Problem to solve: Tally up the lines that include "this" and state that number by itself.
--------
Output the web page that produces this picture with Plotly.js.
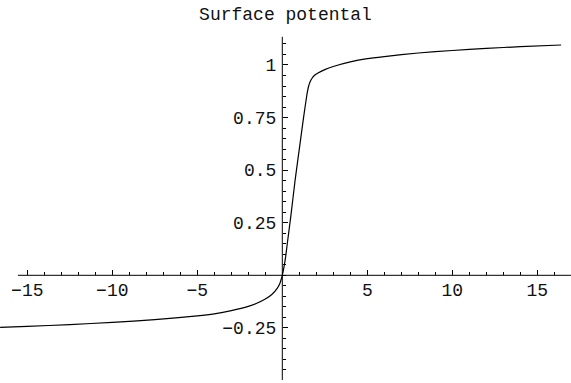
<!DOCTYPE html>
<html>
<head>
<meta charset="utf-8">
<script src="https://cdn.plot.ly/plotly-3.0.1.min.js"></script>
<style>
  html, body { margin: 0; padding: 0; background: #fff; }
  #chart { width: 571px; height: 383px; }
</style>
</head>
<body>
<div id="chart"></div>
<script>
// Surface potential versus gate bias (normalised units)
const biasNeg = [-16.6, -15, -12.5, -10, -7.5, -5, -4, -3, -2, -1.5, -1, -0.6, -0.3, -0.15, -0.05, 0];
const potNeg  = [-0.248, -0.243, -0.234, -0.224, -0.211, -0.193, -0.183, -0.168, -0.148, -0.133, -0.113, -0.09, -0.062, -0.04, -0.015, 0];

const biasPos = [0.1, 0.2, 0.3, 0.5, 0.75, 1.0, 1.25, 1.45, 1.55, 1.65, 1.75, 1.9, 2.1, 2.5, 3, 4, 5, 6, 8, 10, 12, 14, 16.4];
const potPos  = [0.04, 0.09, 0.155, 0.28, 0.45, 0.6, 0.75, 0.86, 0.9, 0.923, 0.937, 0.951, 0.962, 0.978, 0.993, 1.015, 1.03, 1.04, 1.057, 1.069, 1.079, 1.087, 1.095];

const xTickVals = [-15, -10, -5, 5, 10, 15];
const xTickText = ['−15', '−10', '−5', '5', '10', '15'];
const yTickVals = [-0.25, 0.25, 0.5, 0.75, 1];
const yTickText = ['−0.25', '0.25', '0.5', '0.75', '1'];

const xRange = [-16.606, 16.982];
const yRange = [-0.512, 1.309];
const xAxisSpan = [-15.55, 16.98];
const yAxisSpan = [-0.498, 1.134];

const bias = biasNeg.concat(biasPos);
const pot = potNeg.concat(potPos);

// minor tick positions inside the drawn axis spans
const xMinor = [];
for (let v = Math.ceil(xAxisSpan[0]); v <= Math.floor(xAxisSpan[1]); v++) xMinor.push(v);
const yMinor = [];
for (let k = Math.ceil(yAxisSpan[0] / 0.05); k <= Math.floor(yAxisSpan[1] / 0.05); k++) yMinor.push(+(k * 0.05).toFixed(2));

const font = { family: 'Liberation Mono, Courier New, monospace', size: 18, color: '#111' };

const trace = {
  x: bias, y: pot, type: 'scatter', mode: 'lines',
  line: { color: '#000', width: 1.2, shape: 'spline', smoothing: 0.5 },
  hoverinfo: 'skip'
};

const layout = {
  width: 571, height: 383,
  margin: { l: 0, r: 0, t: 0, b: 0 },
  paper_bgcolor: '#fff', plot_bgcolor: '#fff',
  showlegend: false,
  title: { text: 'Surface potental', font: font, x: 0.5, xanchor: 'center', y: 1 - 14 / 383, yanchor: 'middle' },
  xaxis: {
    range: xRange, anchor: 'free',
    position: (0 - yRange[0]) / (yRange[1] - yRange[0]),
    showgrid: false, zeroline: false, showline: false,
    tickmode: 'array', tickvals: xTickVals, ticktext: xTickText,
    ticks: 'inside', ticklen: 5, tickwidth: 1, tickcolor: '#000',
    minor: { tickmode: 'array', tickvals: xMinor, ticks: 'inside', ticklen: 3, tickwidth: 1, tickcolor: '#000', showgrid: false },
    tickfont: font, side: 'bottom', ticklabelstandoff: 2, fixedrange: true
  },
  yaxis: {
    range: yRange, anchor: 'free',
    position: (0 - xRange[0]) / (xRange[1] - xRange[0]),
    showgrid: false, zeroline: false, showline: false,
    tickmode: 'array', tickvals: yTickVals, ticktext: yTickText,
    ticks: 'inside', ticklen: 5, tickwidth: 1, tickcolor: '#000',
    minor: { tickmode: 'array', tickvals: yMinor, ticks: 'inside', ticklen: 3, tickwidth: 1, tickcolor: '#000', showgrid: false },
    tickfont: font, side: 'left', ticklabelstandoff: 6, fixedrange: true
  },
  shapes: [
    { type: 'line', xref: 'x', yref: 'y', x0: xAxisSpan[0], x1: xAxisSpan[1], y0: 0, y1: 0, line: { color: '#000', width: 1 } },
    { type: 'line', xref: 'x', yref: 'y', x0: 0, x1: 0, y0: yAxisSpan[0], y1: yAxisSpan[1], line: { color: '#000', width: 1 } }
  ]
};

Plotly.newPlot('chart', [trace], layout, { staticPlot: true, displayModeBar: false });
</script>
</body>
</html>
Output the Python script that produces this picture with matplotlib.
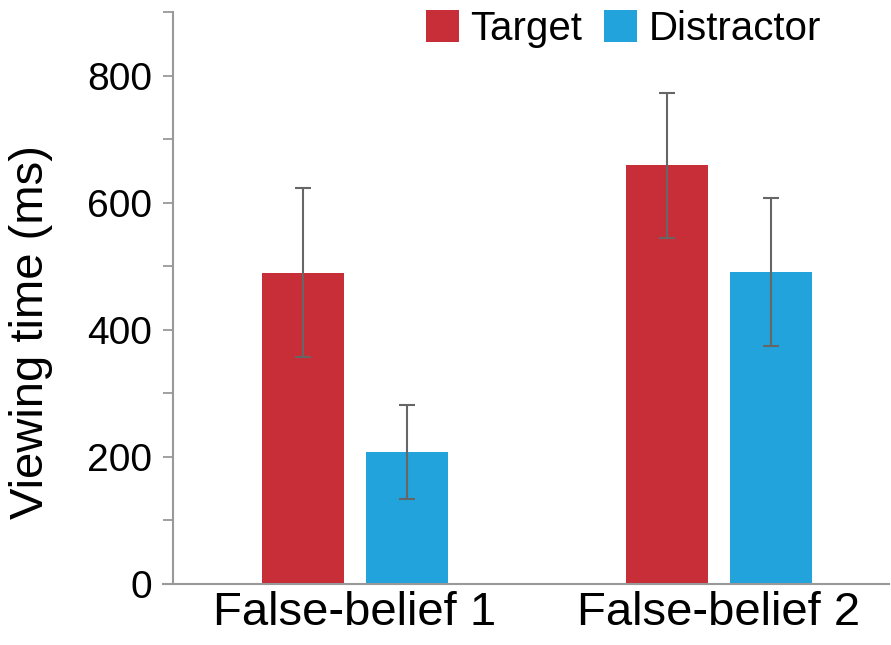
import numpy as np
import matplotlib
matplotlib.use("Agg")
import matplotlib.pyplot as plt

plt.rcParams['font.family'] = ['Liberation Sans', 'DejaVu Sans']

# data
conditions = ["False-belief 1", "False-belief 2"]
target_mean = [490, 659]
target_err = [133, 114]
distractor_mean = [208, 491]
distractor_err = [74, 116]

red = "#c82e38"
blue = "#22a3db"

fig = plt.figure(figsize=(8.91, 6.45), dpi=100)
# axes box in pixels: left 163, right 889, bottom 584, top 12
ax = fig.add_axes([163/891, 61/645, 726/891, 572/645])

x = np.arange(len(conditions))
w = 0.225
off = 0.143
ekw = dict(ecolor="#666666", elinewidth=1.5, capsize=5.5, capthick=1.5)

ax.bar(x - off, target_mean, w, yerr=target_err, color=red, label="Target",
       error_kw=ekw)
ax.bar(x + off, distractor_mean, w, yerr=distractor_err, color=blue,
       label="Distractor", error_kw=ekw)

ax.set_xlim(-0.527, 1.467)
ax.set_ylim(0, 900)
ax.set_xticks(x)
ax.set_xticklabels(conditions, fontsize=34)
ax.set_yticks(np.arange(0, 801, 200))
ax.set_yticks(np.arange(100, 901, 200), minor=True)
ax.tick_params(axis="y", which="both", length=7, width=1.3, color="#999999",
               labelsize=28, pad=8)
ax.tick_params(axis="x", length=0, pad=5)

for s in ["top", "right"]:
    ax.spines[s].set_visible(False)
ax.spines["left"].set_position(("axes", 10/726))
for s in ["left", "bottom"]:
    ax.spines[s].set_color("#999999")
    ax.spines[s].set_linewidth(1.5)

ax.set_ylabel("Viewing time (ms)", fontsize=34)
ax.yaxis.set_label_coords(-0.152, 0.44)

leg = fig.legend(loc="center left", bbox_to_anchor=(426/891, 1 - 29/645),
                 ncol=2, frameon=False, fontsize=29, borderpad=0,
                 handlelength=0.82, handleheight=0.82, handletextpad=0.28,
                 columnspacing=0.55, borderaxespad=0)

fig.savefig("out.png", dpi=100)
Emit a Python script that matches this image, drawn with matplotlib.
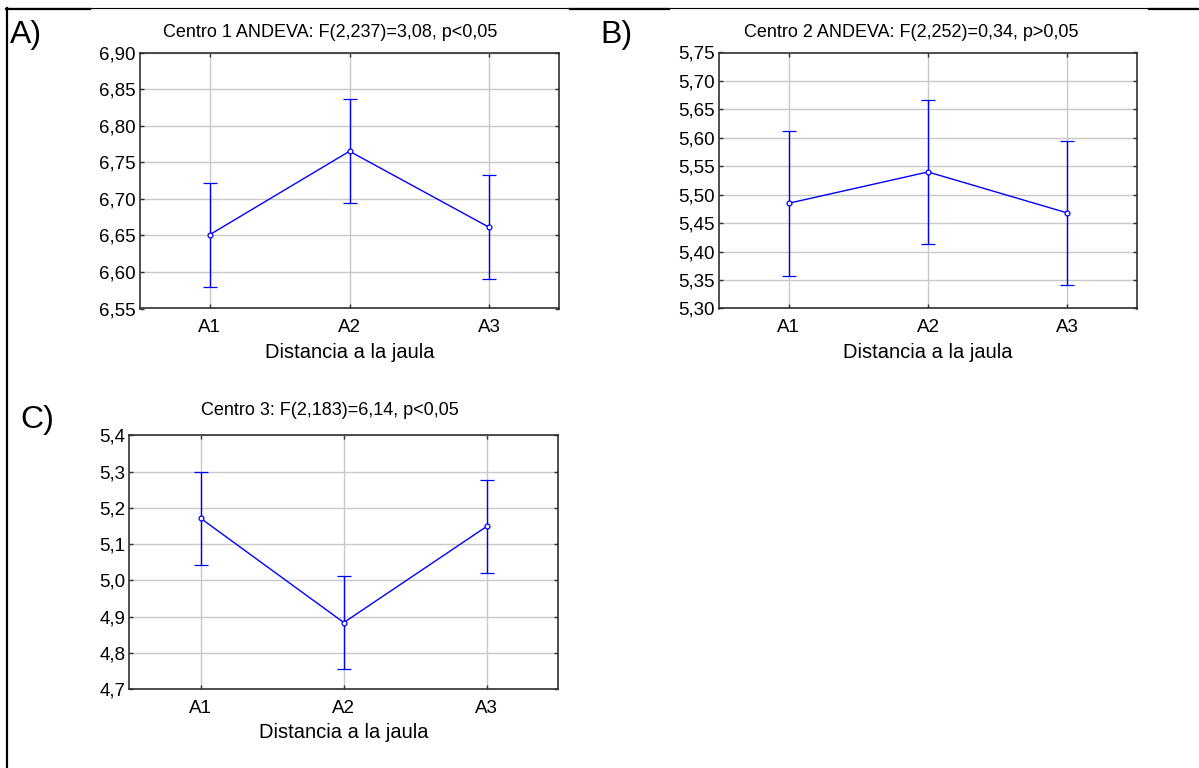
import matplotlib
matplotlib.use("Agg")
import matplotlib.pyplot as plt
from matplotlib.lines import Line2D
from matplotlib.ticker import FuncFormatter, MultipleLocator

plt.rcParams['font.family'] = ['Liberation Sans', 'DejaVu Sans']

W, H = 1199, 768

# Categories and group means with confidence half-widths
categories = ["A1", "A2", "A3"]

centro1_means = [6.651, 6.765, 6.661]
centro1_err = [0.071, 0.071, 0.071]

centro2_means = [5.485, 5.540, 5.468]
centro2_err = [0.127, 0.127, 0.127]

centro3_means = [5.171, 4.884, 5.149]
centro3_err = [0.128, 0.128, 0.128]

titles = [
    "Centro 1 ANDEVA: F(2,237)=3,08, p<0,05",
    "Centro 2 ANDEVA: F(2,252)=0,34, p>0,05",
    "Centro 3: F(2,183)=6,14, p<0,05",
]
panel_letters = ["A)", "B)", "C)"]
xlabel = "Distancia a la jaula"


def px_box(left, top, right, bottom):
    return [left / W, 1 - bottom / H, (right - left) / W, (bottom - top) / H]


fig = plt.figure(figsize=(W / 100, H / 100), dpi=100)
fig.patch.set_facecolor("white")

panels = [
    dict(box=px_box(140, 52.5, 559, 308.5), means=centro1_means, err=centro1_err,
         ylim=(6.55, 6.90), step=0.05, dec=2, title_x=330, title_y=37,
         letter_x=10, letter_y=43, xl_y=358),
    dict(box=px_box(719, 52.5, 1137, 308.5), means=centro2_means, err=centro2_err,
         ylim=(5.30, 5.75), step=0.05, dec=2, title_x=911, title_y=37,
         letter_x=600, letter_y=43, xl_y=358),
    dict(box=px_box(129.3, 435.3, 558.3, 689.3), means=centro3_means, err=centro3_err,
         ylim=(4.7, 5.4), step=0.1, dec=1, title_x=330, title_y=415,
         letter_x=20, letter_y=428, xl_y=738),
]

blue = "#0000ff"
xpos = [1, 2, 3]

for i, p in enumerate(panels):
    ax = fig.add_axes(p["box"])
    ax.errorbar(xpos, p["means"], yerr=p["err"], color=blue, lw=1.0,
                elinewidth=1.0, capsize=5, capthick=1.0,
                marker="o", ms=3.5, mfc="white", mec=blue, mew=0.9, zorder=3)
    ax.set_xlim(0.5, 3.5)
    ax.set_ylim(*p["ylim"])
    ax.set_xticks(xpos)
    ax.set_xticklabels(categories)
    ax.yaxis.set_major_locator(MultipleLocator(p["step"]))
    dec = p["dec"]
    ax.yaxis.set_major_formatter(
        FuncFormatter(lambda v, _, d=dec: f"{v:.{d}f}".replace(".", ",")))
    ax.grid(True, color="#c8c8c8", lw=1.0)
    ax.set_axisbelow(True)
    for s in ax.spines.values():
        s.set_color("#303030")
        s.set_linewidth(1.2)
    ax.tick_params(direction="in", length=3, width=1, color="#303030",
                   labelsize=13.5, top=True, right=True)
    ax.tick_params(axis="x", pad=7.5)
    ax.tick_params(axis="y", pad=3)
    cx = (p["box"][0] + p["box"][2] / 2) * W
    fig.text(cx / W, 1 - p["xl_y"] / H, xlabel, ha="center", va="baseline",
             fontsize=14.5)
    fig.text(p["title_x"] / W, 1 - p["title_y"] / H, titles[i], ha="center",
             va="baseline", fontsize=13)
    fig.text(p["letter_x"] / W, 1 - p["letter_y"] / H, panel_letters[i],
             ha="left", va="baseline", fontsize=23)

# Outer frame lines
def hline(x0, x1, y, lw):
    fig.add_artist(Line2D([x0 / W, x1 / W], [1 - y / H, 1 - y / H],
                          color="black", lw=lw, transform=fig.transFigure))

hline(6, W, 8, 0.8)
for a, b in [(6, 90), (570, 669), (1149, W)]:
    hline(a, b, 9, 1.6)
fig.add_artist(Line2D([7 / W, 7 / W], [1 - 8 / H, 0], color="black", lw=1.6,
                      transform=fig.transFigure))

fig.savefig("out.png", dpi=100, facecolor="white")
--------
Output below: 3